A primary component of work for a market strategist is research. He gathers marketing, financial and product information not only about the company he represents, but also about competing companies. Along with this information, he gathers information from the public through methods such as surveys to identify consumer trends, desires and needs. This data lets the market strategist make some deductions about what is and is not working within his company's current marketing tactics or overall approach. At this point, the strategist brainstorms about how to improve existing marketing strategies or formulate new ones in order to improve the visibility of his company, coming up with formal proposals for management.
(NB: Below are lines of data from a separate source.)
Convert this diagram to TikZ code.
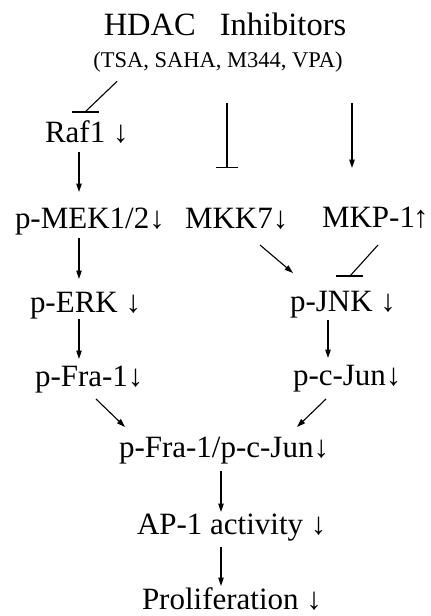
\documentclass[tikz,border=0pt]{standalone}
\usepackage{fontspec}
\setmainfont{Liberation Serif}
\usetikzlibrary{arrows.meta,calc}
\newcommand{\mainsz}{\fontsize{31}{37}\selectfont}
\newcommand{\headsz}{\fontsize{32.5}{38}\selectfont}
\newcommand{\subsz}{\fontsize{22.5}{27}\selectfont}
\begin{document}
\begin{tikzpicture}[x=1pt,y=-1pt,
  lbl/.style={font=\mainsz, anchor=base west, inner sep=0pt, outer sep=0pt, text height=20pt, text depth=6pt},
  arr/.style={-{Triangle[length=8.5pt,width=5.5pt]}, line width=1.1pt},
  inh/.style={-{Bar[width=22pt,line width=1.1pt]}, line width=1.1pt},
  plain/.style={line width=1.1pt}]
\fill[white] (0,0) rectangle (431,616);
\useasboundingbox (0,0) rectangle (431,616);
% header
\node[font=\headsz, anchor=base, inner sep=0pt] (hdac) at (225,35) {HDAC\hspace{24pt}Inhibitors};
\node[font=\subsz, anchor=base, inner sep=0pt, text depth=5pt] (tsa) at (218,67) {(TSA, SAHA, M344, VPA)};
% nodes
\node[lbl] (raf)  at (45,142)  {Raf1 ↓};
\node[lbl] (mek)  at (15,228)  {p-MEK1/2↓};
\node[lbl] (mkk)  at (185,228) {MKK7↓};
\node[lbl] (mkp)  at (322,227) {MKP-1\kern-2pt↑};
\node[lbl] (erk)  at (30,312)  {p-ERK ↓};
\node[lbl] (jnk)  at (290,311) {p-JNK ↓};
\node[lbl] (fra)  at (35,386)  {p-Fra-1↓};
\node[lbl] (cjun) at (293,385) {p-c-Jun↓};
\node[lbl] (comb) at (119,457) {p-Fra-1/p-c-Jun↓};
\node[lbl] (ap1)  at (137,534) {AP-1 activity ↓};
\node[lbl, text depth=1pt] (prol) at (142,609) {Proliferation ↓};
% column coordinates
\coordinate (xl) at (79,0);
\coordinate (xj) at (328,0);
\coordinate (xc) at (221,0);
\coordinate (xm) at (227,0);
\coordinate (xr) at (352,0);
% header connectors
\coordinate (h1s) at ($(tsa.south west)+(24,9)$);
\coordinate (h1e) at ($(raf.north west)+(40,-10)$);
\draw[plain] (h1s) -- (h1e);
\draw[plain] ([xshift=-13pt]h1e) -- ([xshift=14pt]h1e);
\draw[inh, shorten <=31pt, shorten >=40pt] (tsa.south -| xm) -- (mkk.north -| xm);
\draw[arr, shorten <=31pt, shorten >=39pt] (tsa.south -| xr) -- (mkp.north -| xr);
% left column
\draw[arr, shorten <=4pt, shorten >=16pt] (raf.south -| xl) -- (mek.north -| xl);
\draw[arr, shorten <=4pt, shorten >=13pt] (mek.south -| xl) -- (erk.north -| xl);
\draw[arr, shorten <=1pt, shorten >=7pt] (erk.south -| xl) -- (fra.north -| xl);
% right column
\draw[arr] ($(mkk.south west)+(75,11)$) -- ($(jnk.north west)+(3,-18)$);
\coordinate (h2e) at ($(jnk.north west)+(60,-15)$);
\draw[plain] ($(mkp.south west)+(56,12)$) -- (h2e);
\draw[plain] ([xshift=-14pt]h2e) -- ([xshift=13pt]h2e);
\draw[arr, shorten <=3pt, shorten >=7pt] (jnk.south -| xj) -- (cjun.north -| xj);
% merge
\draw[arr] ($(fra.south west)+(61,7)$) -- ($(comb.north west)+(6,-10)$);
\draw[arr] ($(cjun.south west)+(33,8)$) -- ($(comb.north west)+(178,-10)$);
% bottom
\draw[arr, shorten <=8pt, shorten >=2pt] (comb.south -| xc) -- (ap1.north -| xc);
\draw[arr, shorten <=7pt, shorten >=3pt] (ap1.south -| xc) -- (prol.north -| xc);
\end{tikzpicture}
\end{document}
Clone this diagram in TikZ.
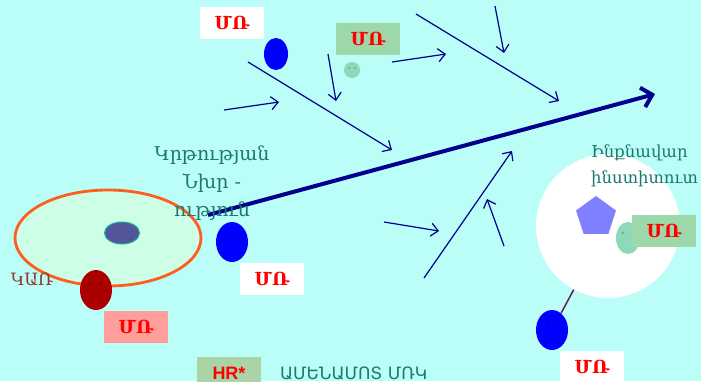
\documentclass[tikz,border=0pt]{standalone}
\usepackage{fontspec}
\setmainfont{DejaVu Serif}
\newfontfamily\armsans{DejaVu Sans}
\newfontfamily\latsans{Liberation Sans}
\usetikzlibrary{shapes.geometric,arrows.meta}

\definecolor{bgcyan}{RGB}{187,253,247}
\definecolor{navyline}{RGB}{0,0,140}
\definecolor{boxgreen}{RGB}{157,216,171}
\definecolor{hrgreen}{RGB}{170,212,166}
\definecolor{pinkbox}{RGB}{255,158,154}
\definecolor{tealtext}{RGB}{26,122,110}
\definecolor{browntext}{RGB}{140,58,45}
\definecolor{orangering}{RGB}{255,94,32}
\definecolor{palegreen}{RGB}{204,255,230}
\definecolor{corefill}{RGB}{83,85,154}
\definecolor{coreedge}{RGB}{26,170,160}
\definecolor{darkred}{RGB}{170,0,0}
\definecolor{mint}{RGB}{143,216,184}
\definecolor{pentablue}{RGB}{128,128,255}
\definecolor{plumline}{RGB}{110,26,90}

\tikzset{
  tag/.style={minimum width=64, minimum height=32, inner sep=0pt,
    text=red, font=\bfseries\fontsize{18}{18}\selectfont},
  face/.style={ellipse, inner sep=0pt, minimum width=32, minimum height=40},
  smallface/.style={ellipse, inner sep=0pt, minimum width=24, minimum height=32},
  feeder/.style={draw=navyline, line width=1.2pt,
    -{Straight Barb[length=7pt,width=13pt]}},
  tealnote/.style={text=tealtext, inner sep=0pt,
    font=\fontsize{19}{28}\selectfont},
}

\begin{document}
\begin{tikzpicture}[x=1pt,y=-1pt]
  % canvas
  \clip (0,0) rectangle (701,381);
  \fill[bgcyan] (0,0) rectangle (701,381);

  % organisation ring on the left
  \node[ellipse, draw=orangering, line width=2.8pt, fill=palegreen,
        minimum width=186, minimum height=96, inner sep=0pt] (ring) at (108,238) {};
  \node[ellipse, draw=coreedge, line width=1pt, fill=corefill,
        minimum width=35, minimum height=22, inner sep=0pt] (core) at (122,233) {};

  % institute disc on the right
  \node[circle, fill=white, minimum size=144, inner sep=0pt] (disc) at (608,226) {};
  \node[regular polygon, regular polygon sides=5, fill=pentablue,
        minimum size=42, inner sep=0pt] (penta) at (596,217) {};

  % main arrow
  \coordinate (mstart) at (208,215);
  \coordinate (mend) at (655,94);
  \draw[navyline, line width=4pt, -{Straight Barb[length=10pt,width=20pt]}] (mstart) -- (mend);

  % feeder arrows
  \coordinate (f1a) at (248,62);  \coordinate (f1b) at (392,150);
  \coordinate (f2a) at (224,110); \coordinate (f2b) at (279,102);
  \coordinate (f3a) at (328,54);  \coordinate (f3b) at (336,101);
  \coordinate (f4a) at (392,62);  \coordinate (f4b) at (446,54);
  \coordinate (f5a) at (416,14);  \coordinate (f5b) at (559,101);
  \coordinate (f6a) at (495,6);   \coordinate (f6b) at (504,53);
  \coordinate (f7a) at (384,222); \coordinate (f7b) at (439,231);
  \coordinate (f8a) at (424,278); \coordinate (f8b) at (512,151);
  \coordinate (f9a) at (504,246); \coordinate (f9b) at (487,199);
  \foreach \i in {1,...,9} \draw[feeder] (f\i a) -- (f\i b);

  % people
  \node[smallface, fill=blue] (p1) at (276,54) {};
  \node[circle, fill=mint, minimum size=16, inner sep=0pt] (p2) at (352,70) {};
  \node[face, fill=darkred] (p3) at (96,290) {};
  \node[face, fill=blue] (p4) at (232,242) {};
  \node[smallface, fill=mint] (p5) at (628,238) {};
  \node[face, fill=blue] (p6) at (552,330) {};

  % eyes
  \fill[blue!70!black] (272,50) circle (1.3) (281,50) circle (1.3);
  \fill[mint!80!black] (349,68) circle (1.1) (355,68) circle (1.1);
  \fill[darkred!75!black] (90,284) circle (1.6) (101,284) circle (1.6);
  \fill[blue!70!black] (227,237) circle (1.5) (237,237) circle (1.5);
  \fill[mint!80!black] (623,233) circle (1.3) (633,233) circle (1.3);
  \fill[blue!70!black] (547,323) circle (1.5) (557,323) circle (1.5);

  % link from the disc to the person below it
  \draw[plumline, line width=1.5pt] (disc) -- (p6);

  % labels
  \node[tag, fill=white]    (t1) at (232,23)  {ՄՌ};
  \node[tag, fill=boxgreen] (t2) at (368,39)  {ՄՌ};
  \node[tag, fill=white]    (t3) at (272,279) {ՄՌ};
  \node[tag, fill=pinkbox]  (t4) at (136,327) {ՄՌ};
  \node[tag, fill=boxgreen] (t5) at (664,231) {ՄՌ};
  \node[tag, fill=white]    (t6) at (592,367) {ՄՌ};
  \node[tag, fill=hrgreen, font=\latsans\bfseries\fontsize{18}{18}\selectfont]
        (hr) at (229,373) {HR*};

  \node[tealnote, align=center] (edu) at (212,183)
        {Կրթության\\Նխր -\\ություն};
  \node[tealnote, align=left, anchor=west, font=\fontsize{16.5}{26}\selectfont]
        (inst) at (591,166) {Ինքնավար\\ինստիտուտ};
  \node[text=browntext, inner sep=0pt, font=\fontsize{17}{17}\selectfont]
        (kar) at (32,279) {ԿԱՌ};
  \node[text=tealtext, inner sep=0pt, anchor=west,
        font=\armsans\fontsize{17}{17}\selectfont] (near) at (280,373) {ԱՄԵՆԱՄՈՏ ՄՌԿ};
\end{tikzpicture}
\end{document}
Companies also have multiple marketing accounts. These accounts are arrangements with businesses that allow the market strategist to advertise or sell, such as using a third party website to generate and send email advertisements. It is the strategist's job to maintain all of these accounts, ensuring the company is using them in the most efficient and productive way. As the needs of the company change, the strategist closes old accounts and develops partnerships for new ones. During this process, he checks that working with the new account actually is realistic and viable given the company's current status and resources.
A fundamental principle behind any marketing strategy is that the results of the strategy have to be measurable in some way, such as an increased number of units sold or an increase in revenue. Thus, a market strategist monitors the results of all the tactics he puts in place using methods similar to his initial research. If the strategy is not effective, the market strategist figures out why it didn't work and comes up with something different to try. Regardless of whether the strategy worked, the strategist has to submit formal progress reports to members of management.
Changing a marketing strategy takes considerable work, particularly when employees are used to a certain way of doing things. Therefore, a marketing strategist communicates formally with members of the company at all levels, explaining the exact purpose of the strategy and how implementation will work. He may do this through meetings, memos or other business communications such as emails. If there are questions about the strategy, the strategist will respond and/or tweak the strategy as needed.